To test out his findings, Serper registered the following domains:
- Autodiscover.com.br – Brazil
- Autodiscover.com.cn – China
- Autodiscover.com.co – Columbia
- Autodiscover.es – Spain
- Autodiscover.fr – France
- Autodiscover.in – India
- Autodiscover.it – Italy
- Autodiscover.sg – Singapore
- Autodiscover.uk – United Kingdom
All these domains were allocated to a Web server owned by Guardicore and soon torrents of Web requests started to arrive.
"The most notable thing about these requests was that they requested the relative path of /Autodiscover/Autodiscover.xml with the Authorisation header already populated with credentials in HTTP basic authentication," Serper noted.

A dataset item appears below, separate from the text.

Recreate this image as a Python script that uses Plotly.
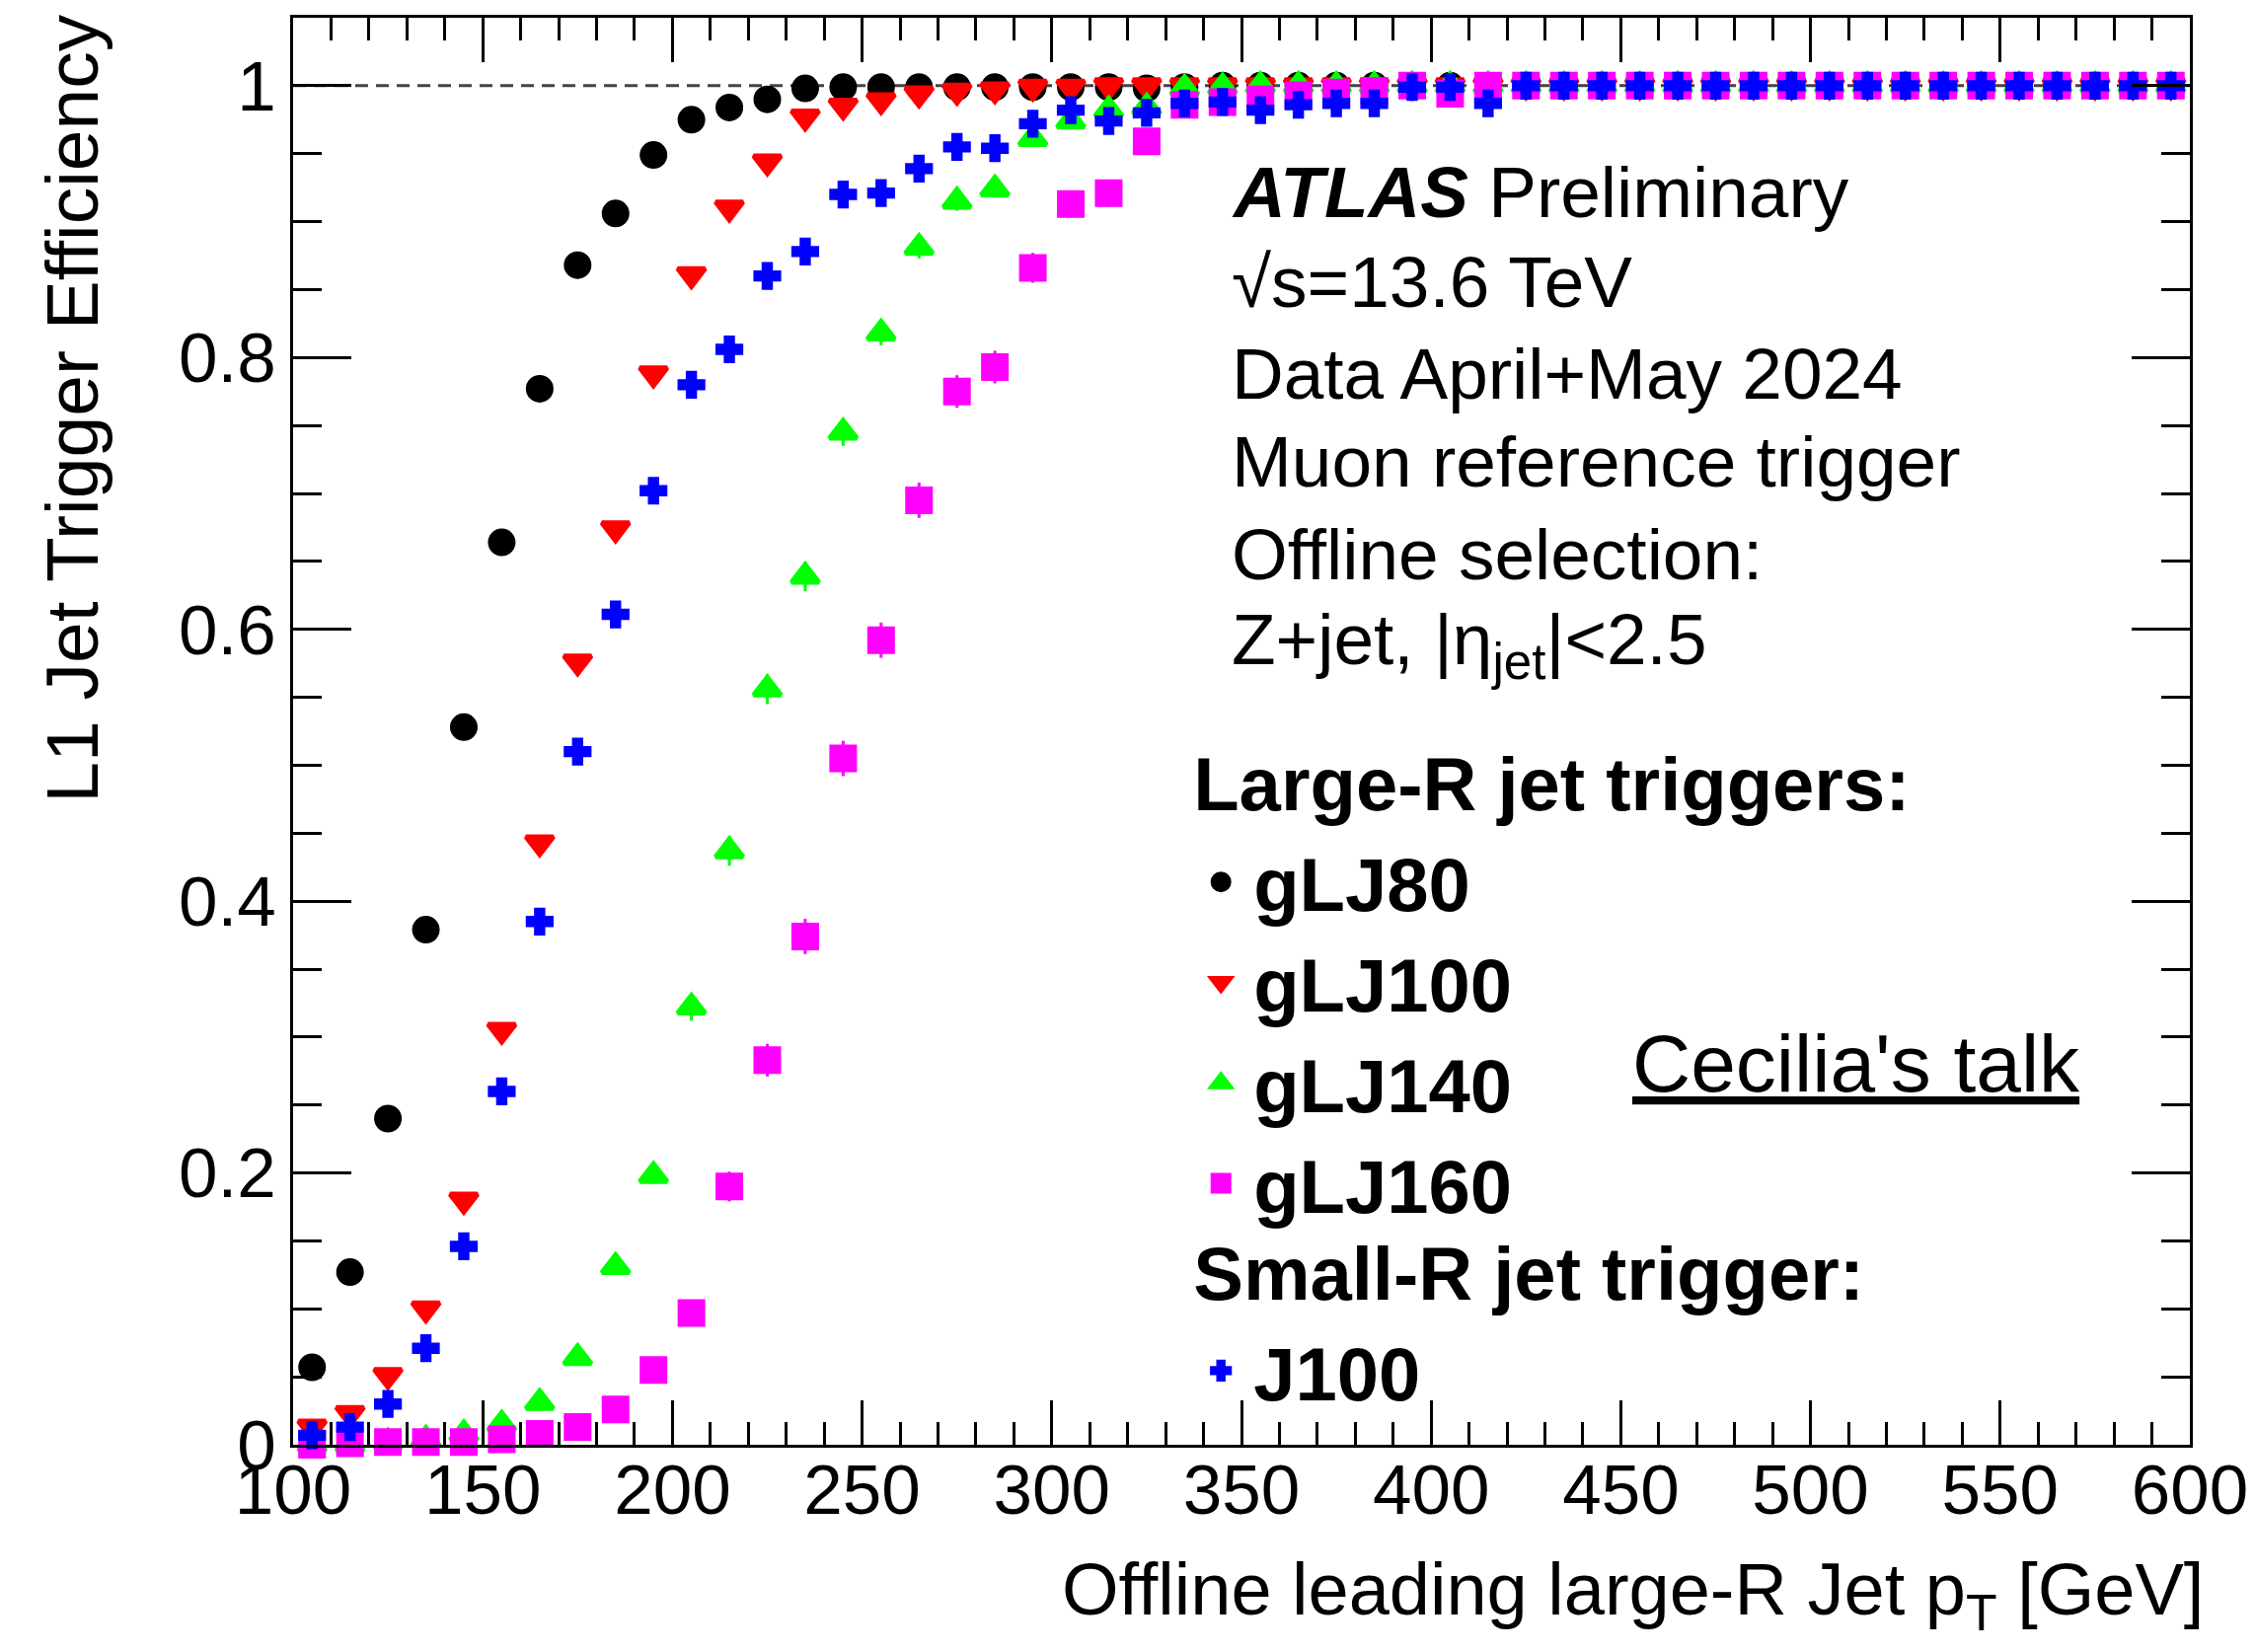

"Generally, Web requests should not be sent blindly pre-authenticated, but rather by following the HTTP authentication process:
- "A client requests access to a protected resource;
- "The Web server returns a dialog box that requests the username and password (in accordance with the supported authentication methods; in our case, basic authentication);
- "The client submits the username and password to the server; [and]
- "The server authenticates the user and returns the requested resource."
He said that with the majority of requests received on the Web server, there was no attempt from the client side to check if the resource was available or even existed on the server.
"Usually, the way to implement such a scenario would be to first check if the resource that the client is requesting is valid, since it could be non-existent (which will trigger an HTTP 404 error) or it may be password-protected (which will trigger an HTTP 401 error code)," Serper pointed out.
Comment has been sought from Microsoft.